Warning: DOMDocument::loadHTML(): htmlParseStartTag: misplaced <html> tag in Entity, line: 5 in ...
Warning: DOMDocument::loadHTML(): htmlParseStartTag: misplaced <html> tag in Entity, line: 6 in ...
Warning: DOMDocument::loadHTML(): htmlParseStartTag: misplaced <html> tag in Entity, line: 7 in ...
Warning: DOMDocument::loadHTML(): ID topMetaInner already defined in Entity, line: 300 in ...
Warning: DOMDocument::loadHTML(): ID langSelectTrigger already defined in Entity, line: 315 in ...
Warning: DOMDocument::loadHTML(): htmlParseEntityRef: no name in Entity, line: 546 in ...
Warning: DOMDocument::loadHTML(): htmlParseEntityRef: no name in Entity, line: 546 in ...

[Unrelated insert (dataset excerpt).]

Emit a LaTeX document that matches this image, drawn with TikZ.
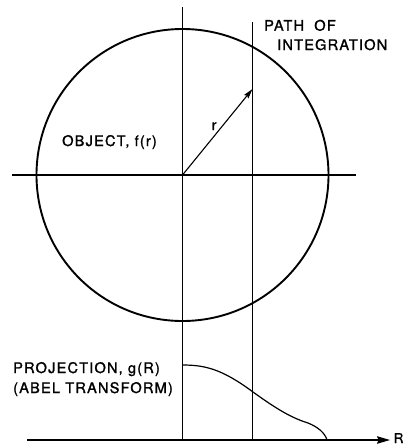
\documentclass[tikz,border=0pt]{standalone}
\usepackage{fontspec}
\setmainfont{TeX Gyre Heros}
\newfontfamily\lblfont[LetterSpace=8,FakeBold=1.4]{TeX Gyre Heros}
\newfontfamily\rfont[FakeBold=1.4]{TeX Gyre Heros}
\usetikzlibrary{arrows.meta}
\begin{document}
\begin{tikzpicture}[x=1pt,y=-1pt,
  thinline/.style={line width=1.1pt},
  thickline/.style={line width=1.9pt},
  lbl/.style={anchor=base west,inner sep=0pt,font=\fontsize{14.6}{16}\lblfont}]
\useasboundingbox (0,0) rectangle (406,445);
% key points
\coordinate (O) at (182.5,175);
\coordinate (vtop) at (182.5,7);
\coordinate (vbot) at (182.5,440);
\coordinate (ptop) at (252.5,22);
\coordinate (pbot) at (252.5,440);
\coordinate (hl) at (12,175);
\coordinate (hr) at (356,175);
\coordinate (al) at (27,440);
\coordinate (ar) at (390,440);
\coordinate (tip) at (252.5,89);
% circle
\draw[thickline] (O) circle[radius=146];
% axes and lines
\draw[thinline] (hl) -- (hr);
\draw[thinline] (vtop) -- (vbot);
\draw[thinline] (ptop) -- (pbot);
\draw[thinline,-{Stealth[length=13pt,width=7.5pt,inset=1.5pt]}] (al) -- (ar);
% radius arrow
\draw[thinline,-{Stealth[length=10pt,width=5.5pt,inset=1.5pt]}] (O) -- (tip);
\fill (O) circle[radius=1.6];
% projection curve
\coordinate (g0) at (182.5,365);
\coordinate (gend) at (327,440);
\draw[line width=1.2pt] (g0) .. controls (205,365) and (222,369) .. (253,392)
  .. controls (278,410) and (292,418) .. (308,423)
  .. controls (318,427) and (325,433) .. (gend);
% labels
\node[lbl] (path1) at (264,30.7) {PATH\hspace{0.7em}OF};
\node[lbl] (path2) at (277,50) {INTEGRATION};
\node[lbl] (obj) at (62,146) {OBJECT, f(r)};
\node[lbl] (proj1) at (13,373) {PROJECTION, g(R)};
\node[lbl] (proj2) at (13,393) {(ABEL TRANSFORM)};
\node[lbl,font=\fontsize{13.5}{16}\rfont] (Rlab) at (393.5,443) {R};
\node[lbl] (rlab) at (211.5,130) {r};
\end{tikzpicture}
\end{document}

Warning: DOMDocument::loadHTML(): htmlParseEntityRef: no name in Entity, line: 548 in ...
Warning: DOMDocument::loadHTML(): htmlParseEntityRef: no name in Entity, line: 548 in ...
This is because you're trying to use the DOMDocument class with in-valid HTML and not well-formed XML documents. But this is a topic for a different question.